September 10, 2007

Proteins Pair to Form Crucial Hearing Structure

Tubular stereocilia on hair cell surface arranged in three rows of increasing heigh Neatly arranged rows of stereocilia sit atop a hair cell of the inner ear. Microscopic tethers called "tip links" connect the tops of shorter stereocilia to the taller ones behind them. Bechara Kachar, NIDCD.

Scientists have identified 2 proteins that appear to pair up at the precise location in the ear where sound vibrations are turned into electrical signals. The finding may eventually help researchers develop more precise treatments for hearing loss, a condition that affects more than 32 million people in the United States alone.

When a car horn honks or a person laughs, sound vibrations travel through the air until they reach your ear and bounce against the eardrum, triggering a chain of events that you ultimately perceive as sound. Researchers have long tried to learn exactly how the motion energy of sound is transformed into electrical impulses that the brain can understand. They knew that sensory cells in the inner ear called hair cells are crucial to the process.

Sitting atop the hair cells are tiny bristly structures known as stereocilia. As hair cells move in response to sound, their stereocilia bump up against a membrane, causing them to tilt. Microscopic tethers called "tip links" connect rows of shorter stereocilia at their tips to taller stereocilia behind them. Most scientists believe that as the stereocilia move and tilt, the tip links open up tiny cellular pores, allowing electrically charged ions to rush into the hair cells. This inrush begins an electrical signal that travels to the brain.

Scientists at NIH's National Institute on Deafness and Other Communication Disorders (NIDCD) and the Scripps Research Institute set out to identify the molecular components of the tip links. Although previous studies had reported finding several different protein components, their results were often conflicting.

In the September 6, 2007, edition of Nature, the researchers report that 2 proteins already associated with hearing loss — cadherin 23 and protocadherin 15 — unite and adhere to one another to form the tip link. The scientists used electron microscopy to show that cadherin 23 links to the side of the longer stereocilium, while protocadherin 15 connects to the tip of the shorter one.

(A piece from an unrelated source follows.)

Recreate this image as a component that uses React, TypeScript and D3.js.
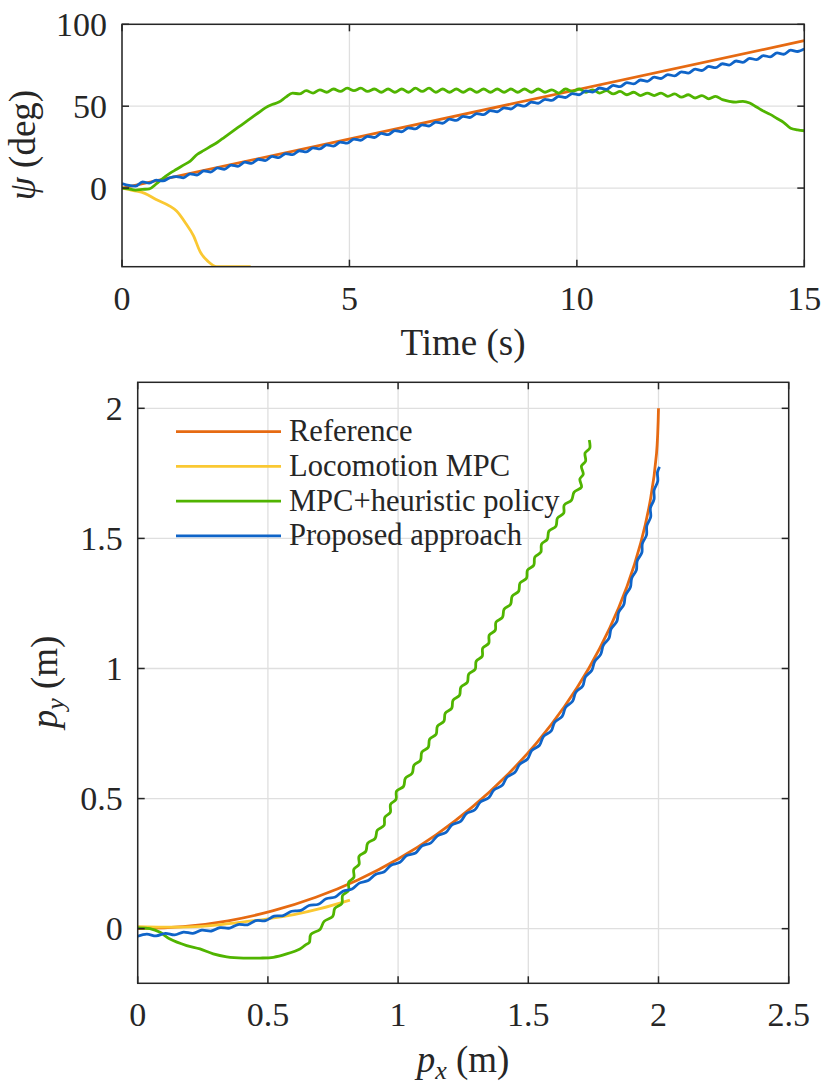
import * as d3 from "d3";

// ---------- top panel: heading psi (deg) vs time (s) ----------
const tStep = 0.15; // sample period of the logged heading series

const psiReference = [[0, 0], [15, 90]];

const psiLocomotion = [
  [0, 0], [0.25, -1.5], [0.5, -3.2], [0.75, -7], [1.05, -11], [1.2, -14],
  [1.4, -21.5], [1.57, -29], [1.72, -39], [1.9, -45], [2.08, -48], [2.83, -48],
];

const psiHeuristic = [
  0, -0.5, -1.2, -0.8, -0.5, 2.5, 6, 9, 11.5, 14, 16.5, 20.5, 23, 25.5, 28, 31, 34, 37, 40, 43,
  46, 49, 51, 52.5, 55.5, 58, 57.5, 59.5, 58, 60, 58.5, 60.5, 59, 61, 59.5, 61, 59, 60.5, 58.5, 60.5,
  58.5, 60.5, 58.5, 61, 59, 61, 58.5, 60.5, 58.5, 60.5, 58.5, 60.5, 58.5, 60.5, 58.5, 60.5, 58.5, 60.5, 58.5, 60.5,
  58.5, 60.5, 58.5, 60, 58, 60.5, 59, 60.5, 58.5, 60, 58, 59.5, 57.5, 59, 57, 58.5, 56.5, 58, 56.5, 58,
  56, 57.5, 55.5, 57, 55, 56.5, 54.5, 56, 54, 53, 52.5, 53, 52, 49.5, 47, 45, 42.5, 40, 36.5, 35.5,
  35,
];

const psiProposed = [
  2.8, 1.6, 1.2, 3.8, 3.0, 4.8, 4.4, 6.3, 7.0, 6.3, 8.7, 8.0, 10.5, 9.8, 12.3, 11.5, 14.0, 13.3, 15.8, 15.1,
  17.6, 16.8, 19.3, 18.6, 21.1, 20.4, 22.8, 22.1, 24.6, 23.9, 26.4, 25.6, 28.1, 27.4, 29.9, 29.2, 31.6, 30.9, 33.4, 32.6,
  35.1, 34.4, 36.8, 36.1, 38.6, 37.9, 40.3, 39.6, 42.1, 41.3, 43.8, 43.1, 45.5, 44.8, 47.3, 46.6, 49.0, 48.3, 50.8, 50.0,
  52.5, 51.8, 54.2, 53.5, 56.0, 55.3, 57.7, 57.0, 59.4, 58.6, 61.1, 60.3, 62.7, 61.9, 64.4, 63.6, 66.0, 65.2, 67.7, 66.9,
  69.3, 68.5, 71.0, 70.2, 72.6, 71.8, 74.3, 73.5, 75.9, 75.1, 77.6, 76.8, 79.2, 78.4, 80.9, 80.1, 82.5, 81.7, 84.2, 83.4,
  85.0,
];

// ---------- bottom panel: position py vs px (m) ----------
const xyReference = [
  [0, 0], [0.1743, 0.0076], [0.3473, 0.0304], [0.5176, 0.0681], [0.684, 0.1206], [0.8452, 0.1874],
  [1.0, 0.2679], [1.1472, 0.3617], [1.2856, 0.4679], [1.4142, 0.5858], [1.5321, 0.7144], [1.6383, 0.8528],
  [1.7321, 1.0], [1.8126, 1.1548], [1.8794, 1.316], [1.9319, 1.4824], [1.9696, 1.6527], [1.9924, 1.8257], [2.0, 2.0],
];

const xyLocomotion = [
  [0, 0.008], [0.1, 0.006], [0.2, 0.007], [0.3, 0.014], [0.4, 0.025], [0.5, 0.038],
  [0.6, 0.054], [0.7, 0.077], [0.815, 0.11],
];

const xyHeuristic = [
  [0, 0.003], [0.047, 0.0], [0.086, -0.014], [0.124, -0.04], [0.188, -0.065], [0.239, -0.078],
  [0.29, -0.097], [0.342, -0.108], [0.406, -0.113], [0.47, -0.113], [0.521, -0.11], [0.572, -0.097],
  [0.623, -0.078], [0.645, -0.062],
  [0.659, -0.053], [0.665, -0.022], [0.7, -0.003], [0.716, 0.028], [0.749, 0.047], [0.757, 0.078],
  [0.784, 0.097], [0.787, 0.128], [0.81, 0.147], [0.81, 0.178], [0.83, 0.197], [0.83, 0.228],
  [0.85, 0.247], [0.85, 0.278], [0.876, 0.297], [0.883, 0.328], [0.912, 0.347], [0.92, 0.378],
  [0.946, 0.397], [0.949, 0.428], [0.97, 0.447], [0.971, 0.478], [0.992, 0.497], [0.994, 0.528],
  [1.021, 0.547], [1.028, 0.578], [1.054, 0.597], [1.061, 0.628], [1.086, 0.647], [1.091, 0.678],
  [1.116, 0.697], [1.121, 0.728], [1.146, 0.747], [1.151, 0.778], [1.176, 0.797], [1.181, 0.828],
  [1.206, 0.847], [1.211, 0.878], [1.236, 0.897], [1.241, 0.928], [1.266, 0.947], [1.271, 0.978],
  [1.296, 0.997], [1.3, 1.028], [1.323, 1.047], [1.325, 1.078], [1.348, 1.097], [1.35, 1.128],
  [1.373, 1.147], [1.376, 1.178], [1.401, 1.197], [1.407, 1.228], [1.432, 1.247], [1.438, 1.278],
  [1.463, 1.297], [1.468, 1.328], [1.493, 1.347], [1.497, 1.378], [1.521, 1.397], [1.525, 1.428],
  [1.548, 1.447], [1.551, 1.478], [1.573, 1.497], [1.579, 1.528], [1.606, 1.547], [1.612, 1.578],
  [1.636, 1.597], [1.638, 1.628], [1.666, 1.647], [1.676, 1.678], [1.704, 1.697], [1.698, 1.728],
  [1.711, 1.747], [1.704, 1.778], [1.72, 1.797], [1.718, 1.828], [1.736, 1.847], [1.734, 1.878],
];

const xyProposed = [
  [0, -0.029], [0.035, -0.021], [0.071, -0.028], [0.106, -0.018], [0.142, -0.024], [0.176, -0.013],
  [0.212, -0.018], [0.246, -0.006], [0.283, -0.009], [0.316, 0.004], [0.353, 0.002], [0.385, 0.016],
  [0.422, 0.015], [0.454, 0.031], [0.491, 0.031], [0.524, 0.048], [0.559, 0.05], [0.591, 0.067],
  [0.627, 0.07], [0.658, 0.089], [0.694, 0.094], [0.724, 0.115], [0.759, 0.122], [0.788, 0.144],
  [0.823, 0.152], [0.851, 0.175], [0.885, 0.185], [0.913, 0.208], [0.947, 0.219], [0.973, 0.244],
  [1.007, 0.255], [1.033, 0.281], [1.067, 0.291], [1.092, 0.318], [1.126, 0.33], [1.151, 0.357],
  [1.184, 0.37], [1.207, 0.399], [1.24, 0.412], [1.262, 0.442], [1.295, 0.457], [1.316, 0.487],
  [1.348, 0.503], [1.368, 0.533], [1.4, 0.551], [1.418, 0.582], [1.449, 0.601], [1.467, 0.632],
  [1.497, 0.652], [1.513, 0.684], [1.543, 0.705], [1.558, 0.738], [1.588, 0.76], [1.601, 0.793],
  [1.63, 0.816], [1.643, 0.85], [1.67, 0.874], [1.682, 0.908], [1.709, 0.933], [1.719, 0.967],
  [1.744, 0.993], [1.755, 1.027], [1.778, 1.054], [1.788, 1.089], [1.81, 1.117], [1.818, 1.152],
  [1.84, 1.181], [1.847, 1.216], [1.867, 1.246], [1.873, 1.281], [1.892, 1.312], [1.897, 1.347],
  [1.915, 1.378], [1.918, 1.413], [1.936, 1.445], [1.938, 1.48], [1.954, 1.513], [1.955, 1.548],
  [1.97, 1.582], [1.969, 1.617], [1.983, 1.651], [1.983, 1.685], [1.997, 1.72], [1.996, 1.754],
  [2.004, 1.775],
];

const seriesNames = ["Reference", "Locomotion MPC", "MPC+heuristic policy", "Proposed approach"];

const timeTicks = [0, 5, 10, 15];
const psiTicks = [0, 50, 100];
const pxTicks = [0, 0.5, 1, 1.5, 2, 2.5];
const pyTicks = [0, 0.5, 1, 1.5, 2];

// ---------- styles ----------
const COLORS = ["#e66a12", "#fac832", "#50b400", "#0f64c8"];
const FONT = "Liberation Serif, DejaVu Serif, serif";
const INK = "#262626";
const GRID = "#dfdfdf";
const LW = 2.8;
const TICK_FS = 34;
const LABEL_FS = 37;

const fmt = d3.format("~g");

type Pt = number[];

function Axes({ x, y, xTicks, yTicks, clipId, children }: any) {
  const [x0, x1] = x.range();
  const [yb, yt] = y.range();
  const tl = 7;
  return (
    <g>
      <defs>
        <clipPath id={clipId}>
          <rect x={x0} y={yt} width={x1 - x0} height={yb - yt} />
        </clipPath>
      </defs>
      <rect x={x0} y={yt} width={x1 - x0} height={yb - yt} fill="#fff" />
      {xTicks.map((v: number) => (
        <line key={"gx" + v} x1={x(v)} x2={x(v)} y1={yt} y2={yb} stroke={GRID} strokeWidth={1.3} />
      ))}
      {yTicks.map((v: number) => (
        <line key={"gy" + v} x1={x0} x2={x1} y1={y(v)} y2={y(v)} stroke={GRID} strokeWidth={1.3} />
      ))}
      <g clipPath={`url(#${clipId})`}>{children}</g>
      <rect x={x0} y={yt} width={x1 - x0} height={yb - yt} fill="none" stroke={INK} strokeWidth={1.5} />
      {xTicks.map((v: number) => (
        <g key={"tx" + v}>
          <line x1={x(v)} x2={x(v)} y1={yb} y2={yb - tl} stroke={INK} strokeWidth={1.5} />
          <line x1={x(v)} x2={x(v)} y1={yt} y2={yt + tl} stroke={INK} strokeWidth={1.5} />
          <text x={x(v)} y={yb + 43} textAnchor="middle" fontSize={TICK_FS} fill={INK}>
            {fmt(v)}
          </text>
        </g>
      ))}
      {yTicks.map((v: number) => (
        <g key={"ty" + v}>
          <line x1={x0} x2={x0 + tl} y1={y(v)} y2={y(v)} stroke={INK} strokeWidth={1.5} />
          <line x1={x1} x2={x1 - tl} y1={y(v)} y2={y(v)} stroke={INK} strokeWidth={1.5} />
          <text x={x0 - 15} y={y(v) + 11.5} textAnchor="end" fontSize={TICK_FS} fill={INK}>
            {fmt(v)}
          </text>
        </g>
      ))}
    </g>
  );
}

export default function App() {
  // top panel scales
  const xT = d3.scaleLinear().domain([0, 15]).range([122, 804.3]);
  const yT = d3.scaleLinear().domain([-48, 100]).range([266.7, 24.3]);
  // bottom panel scales
  const xB = d3.scaleLinear().domain([0, 2.5]).range([137.7, 788.7]);
  const yB = d3.scaleLinear().domain([-0.21, 2.1]).range([983.3, 382.3]);

  const lineT = d3
    .line<Pt>()
    .x((d) => xT(d[0]))
    .y((d) => yT(d[1]))
    .curve(d3.curveMonotoneX);
  const lineB = d3
    .line<Pt>()
    .x((d) => xB(d[0]))
    .y((d) => yB(d[1]))
    .curve(d3.curveCatmullRom);

  const sampled = (vals: number[]) => vals.map((v, i) => [i * tStep, v]);
  const topSeries = [psiReference, psiLocomotion, sampled(psiHeuristic), sampled(psiProposed)];
  const botSeries = [xyReference, xyLocomotion, xyHeuristic, xyProposed];

  const legX = 176;
  const legY = 431.7;
  const legGap = 34.7;

  return (
    <div style={{ position: "absolute", left: 0, top: 0 }}>
      <svg width={830} height={1092} style={{ display: "block", background: "#fff", fontFamily: FONT }}>
        <Axes x={xT} y={yT} xTicks={timeTicks} yTicks={psiTicks} clipId="clipTop">
          {topSeries.map((s, i) => (
            <path key={i} d={lineT(s as Pt[]) || ""} fill="none" stroke={COLORS[i]} strokeWidth={LW} strokeLinejoin="round" />
          ))}
        </Axes>
        <text x={463} y={355} textAnchor="middle" fontSize={LABEL_FS} fill={INK}>
          Time (s)
        </text>
        <text transform="translate(35,145) rotate(-90)" textAnchor="middle" fontSize={LABEL_FS} fill={INK}>
          <tspan fontStyle="italic">ψ</tspan> (deg)
        </text>

        <Axes x={xB} y={yB} xTicks={pxTicks} yTicks={pyTicks} clipId="clipBot">
          {botSeries.map((s, i) => (
            <path key={i} d={lineB(s as Pt[]) || ""} fill="none" stroke={COLORS[i]} strokeWidth={LW} strokeLinejoin="round" />
          ))}
        </Axes>
        <text x={463} y={1072} textAnchor="middle" fontSize={LABEL_FS} fill={INK}>
          <tspan fontStyle="italic">p</tspan>
          <tspan fontStyle="italic" fontSize={26} dy={7}>x</tspan>
          <tspan dy={-7}> (m)</tspan>
        </text>
        <text transform="translate(57,682) rotate(-90)" textAnchor="middle" fontSize={LABEL_FS} fill={INK}>
          <tspan fontStyle="italic">p</tspan>
          <tspan fontStyle="italic" fontSize={26} dy={7}>y</tspan>
          <tspan dy={-7}> (m)</tspan>
        </text>

        {seriesNames.map((name, i) => (
          <g key={name}>
            <line x1={legX} x2={legX + 105} y1={legY + i * legGap} y2={legY + i * legGap} stroke={COLORS[i]} strokeWidth={LW} />
            <text x={legX + 113} y={legY + i * legGap + 9.5} fontSize={30.5} fill={INK}>
              {name}
            </text>
          </g>
        ))}
      </svg>
    </div>
  );
}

The researchers also found that, under the right conditions, cadherin 23 and protocadherin 15 could form a structure in the laboratory that resembles a tip link. The two proteins can wind tightly together from one end to the other in a configuration that mirrors a naturally-occurring tip link. The structure thrived in calcium concentrations that paralleled those found in fluid of the inner ear, while a drastic reduction in calcium disrupted the structure.

The researchers found that one deafness-causing change in protocadherin 15 inhibited its interaction with cadherin 23. They concluded that the mutation reduces the adhesive properties of the 2 proteins and blocks formation of the tip link.

"Now that we understand what the tip link is made of and what conditions are required to assemble it, we can study what it might take to rejoin tip links," says NIDCD’s Dr. Bechara Kachar, a co-senior investigator on the study. Therapies that reunite the proteins may one day help to restore hearing in people with some forms of hearing loss.